How Bud Craig's Insights Reshape the Research on Pain and Mind-Body Therapies

Author: Wolf E Mehling1
Affiliation: <sup>1</sup> Department of Family and Community Medicine, Osher Center for Integrative Health, University of California, San Francisco, San Francisco, CA, USA. Wolf.Mehling@ucsf.edu.
Conference/Journal: Curr Top Behav Neurosci
Date published: 2024 Oct 23
Other: Special Notes: doi: 10.1007/7854_2024_521. , Word Count: 178


With his elegant studies, Bud Craig determined the structural neural basis for interoception and critically expanded our conceptual understanding of it. Importantly, he placed pain in the framework of interoception and redefined pain as a homeostatic emotion. Craig understood emotions and pain as experiences based on inferential brain processes within the theoretical model of prediction processing. This chapter aims to give a brief overview of relevant research. Mind-body therapies, such as meditation, mindfulness, yoga, Tai Chi, and others, are included as first-line non-pharmacological approaches in clinical guidelines for the management of chronic pain.

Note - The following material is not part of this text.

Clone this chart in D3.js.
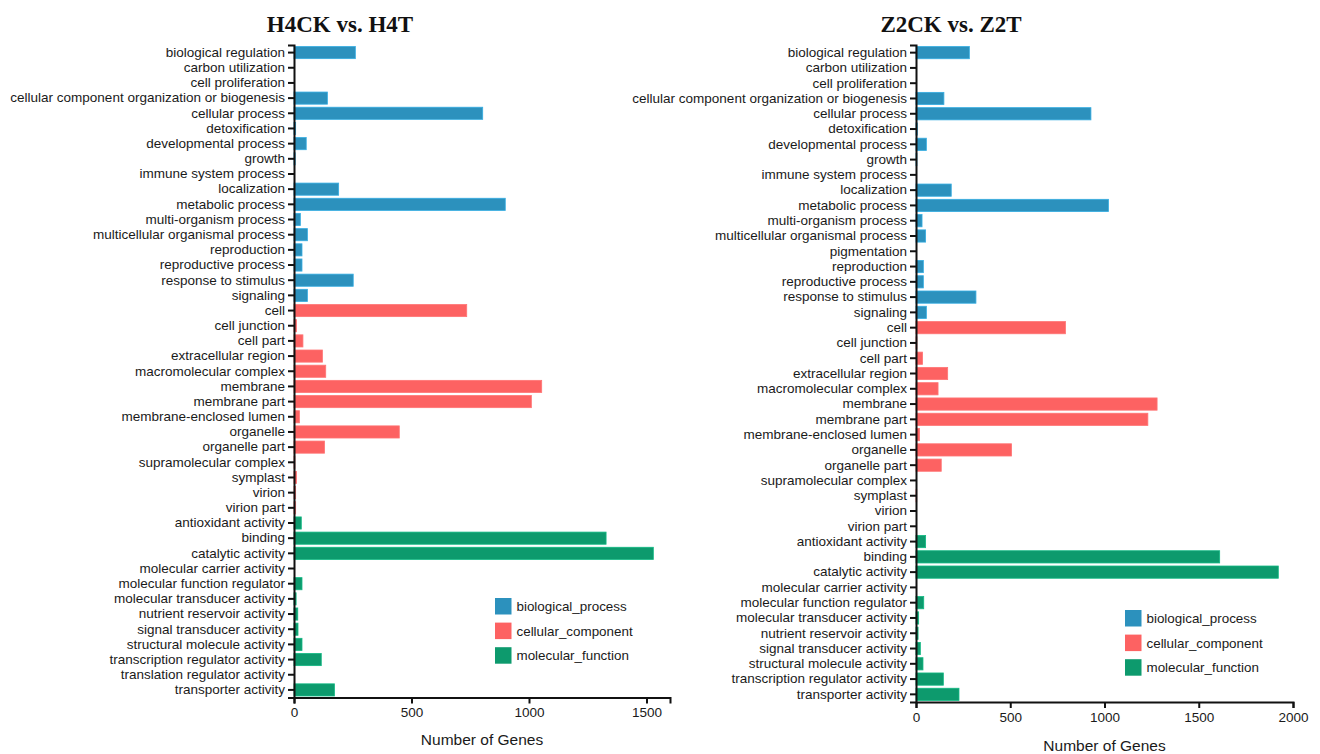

Craig's groundbreaking work provided the background for our contemporary understanding of mind-body therapies and for the key role that interoceptive processes play in these therapies as they apply to a wide range of clinical conditions, including pain. This chapter reviews the tremendous influence that Craig's work had on the current state of research on mind-body therapies for managing chronic pain and how it led to new directions for cutting-edge clinical and neuroscientific research.

Keywords: Homeostatic emotion; Interoception; MAIA; Meditation; Mindfulness; Mind–body therapies.